The masses gathered under the leadership of Quaid-e-Azam toward the realization of a separate Muslim majority state to which they would pledge their allegiance, and which, in return, would measure up to their aspirations. Needless to say, laying the groundwork for the contract took our political elite as many as nine years until a constitution, albeit thin and fractured, was promulgated — only to vanish within a period of less than three years. Following it, the country saw the ushering in of a regime which, though superfluously wore the façade of being popular, was not amenable to the other party to the contract, i.e., the public, on which it magisterially thrust its contract, that is, the Constitution of 1962. Soon it lapsed into limbo with its master, and the country was plunged into a shambolic state of civil war which ultimately culminated in the secession of one wing of the country into the state of Bangladesh.
The dejected and demoralized people of the ‘New Pakistan’ were tied up anew to a fresh contract, viz. the Constitution of 1973 which provided, under a broad consensus, for the provisions the people of Pakistan had long longed for, that is, a charter of fundamental rights, place of Islam in statecraft, and the regional autonomy. However, the masses were left aghast at the futility of the contract on account of the lack of genuine will and selfishness on the part of the politicians to abide by it.
This prodded the country into the longest and the bleakest era of a political farce of which the fraud scheme of Islamisation, and intermittent pseudo-democratic regimes formed the glaring contours.
With disappearance of Musharraf’s one-man show of “Enlightened Moderation” regime, the passage of 18th Amendment restoring the Constitution to its pristine form, and democracy holding field, the people’s quest for an effective, and responsive political order is still on.
Among our failures galore as a state and a nation is our entanglement in the identity crisis; we have not been able even to tally our regional loyalties, ideological and national aspirations, and individual and national interests to work out a broad national identity. The laxity or unwillingness of the state to weld the units into a compact and cohesive federation is yet another instance of its ‘grand’ failure. Instead, the state’s unwarranted dabbling in imposing uniformity, and its own version of national narrative based on narrow outlook, disingenuous stories, and false assertions have left the country tottering.
Margaret Thatcher once remarked: “Democracy is not just setting up elections. It is a way of life. Only then is it irreversible.” Contrarily, in our case, democracy is deemed beginning and ending with the holding of polls and casting of ballots.

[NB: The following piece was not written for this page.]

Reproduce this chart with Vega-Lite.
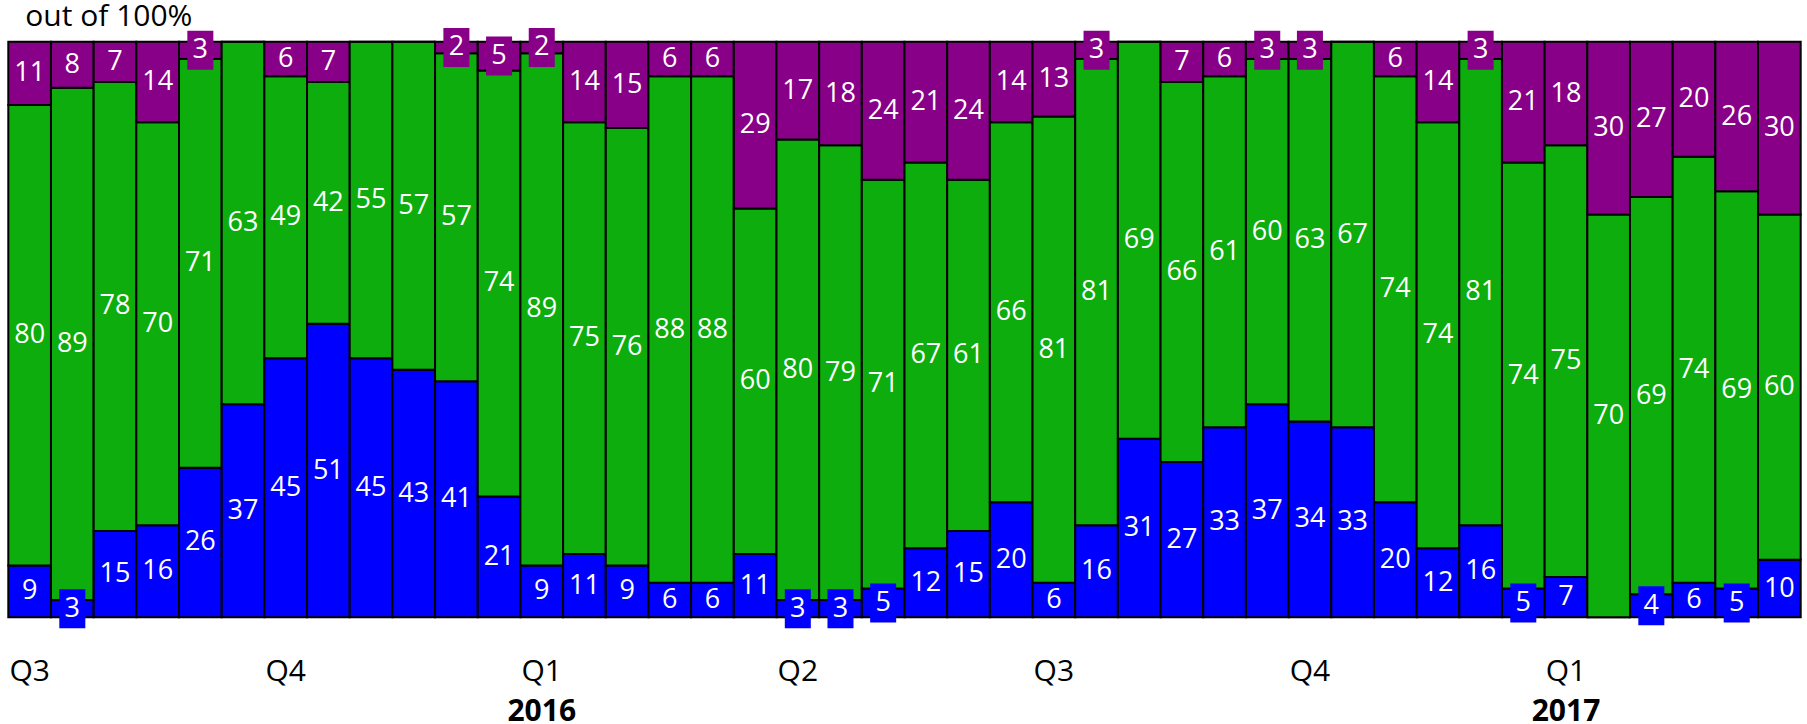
{
  "$schema": "https://vega.github.io/schema/vega-lite/v6.json",
  "width": 1792.4,
  "height": 575.6,
  "autosize": {"type": "none"},
  "padding": {"left": 8.3, "top": 41.7, "right": 6.3, "bottom": 106.7},
  "background": "white",
  "config": {"view": {"stroke": null}, "font": "Open Sans"},
  "title": {"text": "out of 100%", "anchor": "start", "frame": "group", "orient": "top", "dx": 17, "offset": -28.5, "baseline": "alphabetic", "font": "Open Sans", "fontSize": 30, "fontWeight": "normal", "color": "black"},
  "data": {"values": [
    {"i":1,"c":"blue","v":9},{"i":1,"c":"green","v":80},{"i":1,"c":"purple","v":11},
    {"i":2,"c":"blue","v":3},{"i":2,"c":"green","v":89},{"i":2,"c":"purple","v":8},
    {"i":3,"c":"blue","v":15},{"i":3,"c":"green","v":78},{"i":3,"c":"purple","v":7},
    {"i":4,"c":"blue","v":16},{"i":4,"c":"green","v":70},{"i":4,"c":"purple","v":14},
    {"i":5,"c":"blue","v":26},{"i":5,"c":"green","v":71},{"i":5,"c":"purple","v":3},
    {"i":6,"c":"blue","v":37},{"i":6,"c":"green","v":63},{"i":6,"c":"purple","v":0},
    {"i":7,"c":"blue","v":45},{"i":7,"c":"green","v":49},{"i":7,"c":"purple","v":6},
    {"i":8,"c":"blue","v":51},{"i":8,"c":"green","v":42},{"i":8,"c":"purple","v":7},
    {"i":9,"c":"blue","v":45},{"i":9,"c":"green","v":55},{"i":9,"c":"purple","v":0},
    {"i":10,"c":"blue","v":43},{"i":10,"c":"green","v":57},{"i":10,"c":"purple","v":0},
    {"i":11,"c":"blue","v":41},{"i":11,"c":"green","v":57},{"i":11,"c":"purple","v":2},
    {"i":12,"c":"blue","v":21},{"i":12,"c":"green","v":74},{"i":12,"c":"purple","v":5},
    {"i":13,"c":"blue","v":9},{"i":13,"c":"green","v":89},{"i":13,"c":"purple","v":2},
    {"i":14,"c":"blue","v":11},{"i":14,"c":"green","v":75},{"i":14,"c":"purple","v":14},
    {"i":15,"c":"blue","v":9},{"i":15,"c":"green","v":76},{"i":15,"c":"purple","v":15},
    {"i":16,"c":"blue","v":6},{"i":16,"c":"green","v":88},{"i":16,"c":"purple","v":6},
    {"i":17,"c":"blue","v":6},{"i":17,"c":"green","v":88},{"i":17,"c":"purple","v":6},
    {"i":18,"c":"blue","v":11},{"i":18,"c":"green","v":60},{"i":18,"c":"purple","v":29},
    {"i":19,"c":"blue","v":3},{"i":19,"c":"green","v":80},{"i":19,"c":"purple","v":17},
    {"i":20,"c":"blue","v":3},{"i":20,"c":"green","v":79},{"i":20,"c":"purple","v":18},
    {"i":21,"c":"blue","v":5},{"i":21,"c":"green","v":71},{"i":21,"c":"purple","v":24},
    {"i":22,"c":"blue","v":12},{"i":22,"c":"green","v":67},{"i":22,"c":"purple","v":21},
    {"i":23,"c":"blue","v":15},{"i":23,"c":"green","v":61},{"i":23,"c":"purple","v":24},
    {"i":24,"c":"blue","v":20},{"i":24,"c":"green","v":66},{"i":24,"c":"purple","v":14},
    {"i":25,"c":"blue","v":6},{"i":25,"c":"green","v":81},{"i":25,"c":"purple","v":13},
    {"i":26,"c":"blue","v":16},{"i":26,"c":"green","v":81},{"i":26,"c":"purple","v":3},
    {"i":27,"c":"blue","v":31},{"i":27,"c":"green","v":69},{"i":27,"c":"purple","v":0},
    {"i":28,"c":"blue","v":27},{"i":28,"c":"green","v":66},{"i":28,"c":"purple","v":7},
    {"i":29,"c":"blue","v":33},{"i":29,"c":"green","v":61},{"i":29,"c":"purple","v":6},
    {"i":30,"c":"blue","v":37},{"i":30,"c":"green","v":60},{"i":30,"c":"purple","v":3},
    {"i":31,"c":"blue","v":34},{"i":31,"c":"green","v":63},{"i":31,"c":"purple","v":3},
    {"i":32,"c":"blue","v":33},{"i":32,"c":"green","v":67},{"i":32,"c":"purple","v":0},
    {"i":33,"c":"blue","v":20},{"i":33,"c":"green","v":74},{"i":33,"c":"purple","v":6},
    {"i":34,"c":"blue","v":12},{"i":34,"c":"green","v":74},{"i":34,"c":"purple","v":14},
    {"i":35,"c":"blue","v":16},{"i":35,"c":"green","v":81},{"i":35,"c":"purple","v":3},
    {"i":36,"c":"blue","v":5},{"i":36,"c":"green","v":74},{"i":36,"c":"purple","v":21},
    {"i":37,"c":"blue","v":7},{"i":37,"c":"green","v":75},{"i":37,"c":"purple","v":18},
    {"i":38,"c":"blue","v":0},{"i":38,"c":"green","v":70},{"i":38,"c":"purple","v":30},
    {"i":39,"c":"blue","v":4},{"i":39,"c":"green","v":69},{"i":39,"c":"purple","v":27},
    {"i":40,"c":"blue","v":6},{"i":40,"c":"green","v":74},{"i":40,"c":"purple","v":20},
    {"i":41,"c":"blue","v":5},{"i":41,"c":"green","v":69},{"i":41,"c":"purple","v":26},
    {"i":42,"c":"blue","v":10},{"i":42,"c":"green","v":60},{"i":42,"c":"purple","v":30}
  ]},
  "transform": [
    {"calculate": "datum.c == 'blue' ? 1 : datum.c == 'green' ? 2 : 3", "as": "ord"},
    {"stack": "v", "groupby": ["i"], "sort": [{"field": "ord", "order": "ascending"}], "as": ["y0", "y1"]},
    {"calculate": "(datum.y0 + datum.y1) / 2", "as": "mid"}
  ],
  "layer": [
    {
      "mark": {"type": "bar", "stroke": "black", "strokeWidth": 2},
      "encoding": {
        "x": {"field": "i", "type": "ordinal", "scale": {"paddingInner": 0, "paddingOuter": 0},
          "axis": {"values": [1, 7, 13, 19, 25, 31, 37], "labelExpr": "datum.value == 1 || datum.value == 25 ? 'Q3' : datum.value == 7 || datum.value == 31 ? 'Q4' : datum.value == 19 ? 'Q2' : 'Q1'", "orient": "bottom", "title": null, "domain": false, "ticks": false, "tickSize": 0, "grid": false, "labelAngle": 0, "labelFont": "Open Sans", "labelFontSize": 30, "labelColor": "black", "labelBaseline": "alphabetic", "labelPadding": 62.7, "labelOverlap": false}},
        "y": {"field": "y0", "type": "quantitative", "scale": {"domain": [0, 100], "nice": false}, "axis": null},
        "y2": {"field": "y1"},
        "color": {"field": "c", "type": "nominal", "scale": {"domain": ["blue", "green", "purple"], "range": ["#0000FF", "#0CAD0C", "#870087"]}, "legend": null}
      }
    },
    {
      "transform": [{"filter": "datum.v > 0 && datum.v <= 5"}],
      "mark": {"type": "point", "shape": "M-0.667,-1H0.667V1H-0.667Z", "filled": true, "size": 1521, "opacity": 1, "strokeWidth": 0},
      "encoding": {
        "x": {"field": "i", "type": "ordinal", "axis": null},
        "y": {"field": "mid", "type": "quantitative", "axis": null},
        "color": {"field": "c", "type": "nominal", "legend": null}
      }
    },
    {
      "transform": [{"filter": "datum.v > 0"}],
      "mark": {"type": "text", "color": "white", "fontSize": 27, "font": "Open Sans", "baseline": "middle", "align": "center"},
      "encoding": {
        "x": {"field": "i", "type": "ordinal",
          "axis": {"values": [13, 37], "labelExpr": "datum.value == 13 ? '2016' : '2017'", "orient": "bottom", "title": null, "domain": false, "ticks": false, "tickSize": 0, "grid": false, "labelAngle": 0, "labelFont": "Open Sans", "labelFontSize": 30, "labelFontWeight": "bold", "labelColor": "black", "labelBaseline": "alphabetic", "labelPadding": 103.5, "labelOverlap": false}},
        "y": {"field": "mid", "type": "quantitative", "axis": null},
        "text": {"field": "v", "type": "quantitative"}
      }
    }
  ],
  "resolve": {"axis": {"x": "independent"}}
}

Even the election melodrama staged after every five years is nothing but a dupe to switch over the reins of government from one dynasty or party to another in the absence of values of transparency, fair play, a stable and sound political culture, visionary leadership, democratic political parties, and a responsible electorate. Another technical dilemma rendering our democracy impotent is the ‘political capital’ which invariably resides in the land-owning class or business tycoons with big commercial enterprises. Therefore, the system affords no way to a common man to exercise his say in the mainstream decision-making process.
Creating conditions conducive to the safety of people’s life, liberty and property is the prime end a state is supposed to serve. However, our state has been impotent to achieve this end as well as to rid us of the scourge of terrorism and extremism. Moreover, over 50% of the Pakistanis are living a wretched life below the poverty line, unemployment is rampant than ever before, law and order situation has gone simply beyond the control of the state, economy is faltering, social sector is in a disarray, and the gulf between the haves and have-nots has widened like never before and political elites brazenly focus only the agenda of power and turf and remain oblivious to the sufferings of the ordinary Pakistanis. The prices of day-to-day commodities have gone beyond the reach of a working man to subsist. Electricity load-shedding now supplemented by gas outages has further added to the miseries of the masses.
Another factor necessitating the making up of the contract anew is the sorry state of rule of law in the country. It is a truism that while rule of law can exist without democracy, democracy devoid of the application of rule of law is meaningless. Our police and judicial system is alarmingly in a state of topsy-turvyness. The fact remains that the law, which puts the poor behind the bars for a minor breach, affords an easy passage to the rich to go scot free. To get justice, an average Pakistani has to pay through the nose besides lingering around courts for years to get litigations disposed of. Corruption has become so embedded in the innermost layers of our state institutions that for even getting one’s particulars attested, one is supposed to grease the palms of the concerned persons.
The social contract theory stipulated that upon the ruler’s breaking the covenant, that is, not bringing peace and conditions of life conducive to the contracting party, the latter would be completely within its rights to depose it at any time, and install another ruler. Since the change of rulers so often takes place in Pakistan, what we need is a fundamental overhaul of the extant order. We opted for the Westminster parliamentary setup after the fashion of our former master i.e. Great Britain, without taking stock of our internal conditions, feudal mode of society, values, political culture and tastes of people. What is important is not ‘what is best’, rather, what gets along with us best. It is high time our political elite readjusted the existing order, reassessed their priorities, and finally revisited the social contract to make it viable and responsive to live up to the popular aspirations instead of staying rosy on paper only.